== Data
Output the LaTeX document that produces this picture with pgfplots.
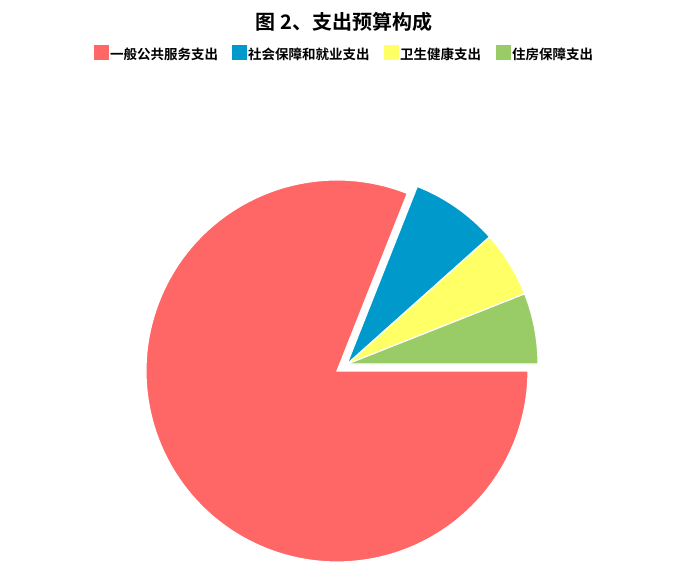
\documentclass[border=0pt]{standalone}
\usepackage{pgfplots}
\pgfplotsset{compat=1.18}
\usepackage{pgfplotstable}
\usepackage{fontspec}
\newfontfamily\cjk{Noto Sans CJK SC}[BoldFont={Noto Sans CJK SC Bold}]
\definecolor{cRed}{HTML}{FF6666}
\definecolor{cBlue}{HTML}{0099CC}
\definecolor{cYellow}{HTML}{FFFF66}
\definecolor{cGreen}{HTML}{99CC66}

\pgfplotstableread{
name value
red 81.0
blue 7.4
yellow 5.6
green 6.0
}\piedata
\pgfplotstablegetelem{0}{value}\of\piedata \let\vRed\pgfplotsretval
\pgfplotstablegetelem{1}{value}\of\piedata \let\vBlue\pgfplotsretval
\pgfplotstablegetelem{2}{value}\of\piedata \let\vYellow\pgfplotsretval
\pgfplotstablegetelem{3}{value}\of\piedata \let\vGreen\pgfplotsretval
\pgfmathsetmacro\aG{3.6*\vGreen}
\pgfmathsetmacro\aY{\aG+3.6*\vYellow}
\pgfmathsetmacro\aB{\aY+3.6*\vBlue}
\pgfmathsetmacro\aR{\aB+3.6*\vRed}

\begin{document}
\begin{tikzpicture}
\useasboundingbox (0,0) rectangle (700pt,582pt);
\begin{axis}[
  at={(0,0)}, anchor=origin,
  x=1pt, y=1pt, xmin=0, xmax=700, ymin=0, ymax=582,
  scale only axis, hide axis, clip=false]
% pie: small slices exploded as a group
\fill[cGreen, draw=white, line width=1.2pt] (axis cs:347,218) -- ++(0:191pt) arc[start angle=0, end angle=\aG, radius=191pt] -- cycle;
\fill[cYellow, draw=white, line width=1.2pt] (axis cs:347,218) -- ++(\aG:191pt) arc[start angle=\aG, end angle=\aY, radius=191pt] -- cycle;
\fill[cBlue, draw=white, line width=1.2pt] (axis cs:347,218) -- ++(\aY:191pt) arc[start angle=\aY, end angle=\aB, radius=191pt] -- cycle;
\fill[cRed, draw=white, line width=1.2pt] (axis cs:337,211) -- ++(\aB:191pt) arc[start angle=\aB, end angle=\aR, radius=191pt] -- cycle;
% title
\node[font=\cjk\bfseries\fontsize{20pt}{24pt}\selectfont, inner sep=0] at (axis cs:344,560) {图 2、支出预算构成};
% legend
\fill[cRed] (axis cs:94,522) rectangle (axis cs:109,537);
\node[anchor=west, inner sep=0, font=\cjk\bfseries\fontsize{13.5pt}{16pt}\selectfont] at (axis cs:110,528) {一般公共服务支出};
\fill[cBlue] (axis cs:232,522) rectangle (axis cs:247,537);
\node[anchor=west, inner sep=0, font=\cjk\bfseries\fontsize{13.5pt}{16pt}\selectfont] at (axis cs:248,528) {社会保障和就业支出};
\fill[cYellow] (axis cs:384,522) rectangle (axis cs:399,537);
\node[anchor=west, inner sep=0, font=\cjk\bfseries\fontsize{13.5pt}{16pt}\selectfont] at (axis cs:400,528) {卫生健康支出};
\fill[cGreen] (axis cs:496,522) rectangle (axis cs:511,537);
\node[anchor=west, inner sep=0, font=\cjk\bfseries\fontsize{13.5pt}{16pt}\selectfont] at (axis cs:512,528) {住房保障支出};
\end{axis}
\end{tikzpicture}
\end{document}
====
Leave the images out, please, and restate each line word for word.

Output the LaTeX document that produces this picture with pgfplots.
\documentclass[border=0pt]{standalone}
\usepackage{pgfplots}
\pgfplotsset{compat=1.18}
\usepackage{pgfplotstable}
\usepackage{fontspec}
\newfontfamily\cjk{Noto Sans CJK SC}[BoldFont={Noto Sans CJK SC Bold}]
\definecolor{cRed}{HTML}{FF6666}
\definecolor{cBlue}{HTML}{0099CC}
\definecolor{cYellow}{HTML}{FFFF66}
\definecolor{cGreen}{HTML}{99CC66}

\pgfplotstableread{
name value
red 81.0
blue 7.4
yellow 5.6
green 6.0
}\piedata
\pgfplotstablegetelem{0}{value}\of\piedata \let\vRed\pgfplotsretval
\pgfplotstablegetelem{1}{value}\of\piedata \let\vBlue\pgfplotsretval
\pgfplotstablegetelem{2}{value}\of\piedata \let\vYellow\pgfplotsretval
\pgfplotstablegetelem{3}{value}\of\piedata \let\vGreen\pgfplotsretval
\pgfmathsetmacro\aG{3.6*\vGreen}
\pgfmathsetmacro\aY{\aG+3.6*\vYellow}
\pgfmathsetmacro\aB{\aY+3.6*\vBlue}
\pgfmathsetmacro\aR{\aB+3.6*\vRed}

\begin{document}
\begin{tikzpicture}
\useasboundingbox (0,0) rectangle (700pt,582pt);
\begin{axis}[
  at={(0,0)}, anchor=origin,
  x=1pt, y=1pt, xmin=0, xmax=700, ymin=0, ymax=582,
  scale only axis, hide axis, clip=false]
% pie: small slices exploded as a group
\fill[cGreen, draw=white, line width=1.2pt] (axis cs:347,218) -- ++(0:191pt) arc[start angle=0, end angle=\aG, radius=191pt] -- cycle;
\fill[cYellow, draw=white, line width=1.2pt] (axis cs:347,218) -- ++(\aG:191pt) arc[start angle=\aG, end angle=\aY, radius=191pt] -- cycle;
\fill[cBlue, draw=white, line width=1.2pt] (axis cs:347,218) -- ++(\aY:191pt) arc[start angle=\aY, end angle=\aB, radius=191pt] -- cycle;
\fill[cRed, draw=white, line width=1.2pt] (axis cs:337,211) -- ++(\aB:191pt) arc[start angle=\aB, end angle=\aR, radius=191pt] -- cycle;
% title
\node[font=\cjk\bfseries\fontsize{20pt}{24pt}\selectfont, inner sep=0] at (axis cs:344,560) {图 2、支出预算构成};
% legend
\fill[cRed] (axis cs:94,522) rectangle (axis cs:109,537);
\node[anchor=west, inner sep=0, font=\cjk\bfseries\fontsize{13.5pt}{16pt}\selectfont] at (axis cs:110,528) {一般公共服务支出};
\fill[cBlue] (axis cs:232,522) rectangle (axis cs:247,537);
\node[anchor=west, inner sep=0, font=\cjk\bfseries\fontsize{13.5pt}{16pt}\selectfont] at (axis cs:248,528) {社会保障和就业支出};
\fill[cYellow] (axis cs:384,522) rectangle (axis cs:399,537);
\node[anchor=west, inner sep=0, font=\cjk\bfseries\fontsize{13.5pt}{16pt}\selectfont] at (axis cs:400,528) {卫生健康支出};
\fill[cGreen] (axis cs:496,522) rectangle (axis cs:511,537);
\node[anchor=west, inner sep=0, font=\cjk\bfseries\fontsize{13.5pt}{16pt}\selectfont] at (axis cs:512,528) {住房保障支出};
\end{axis}
\end{tikzpicture}
\end{document}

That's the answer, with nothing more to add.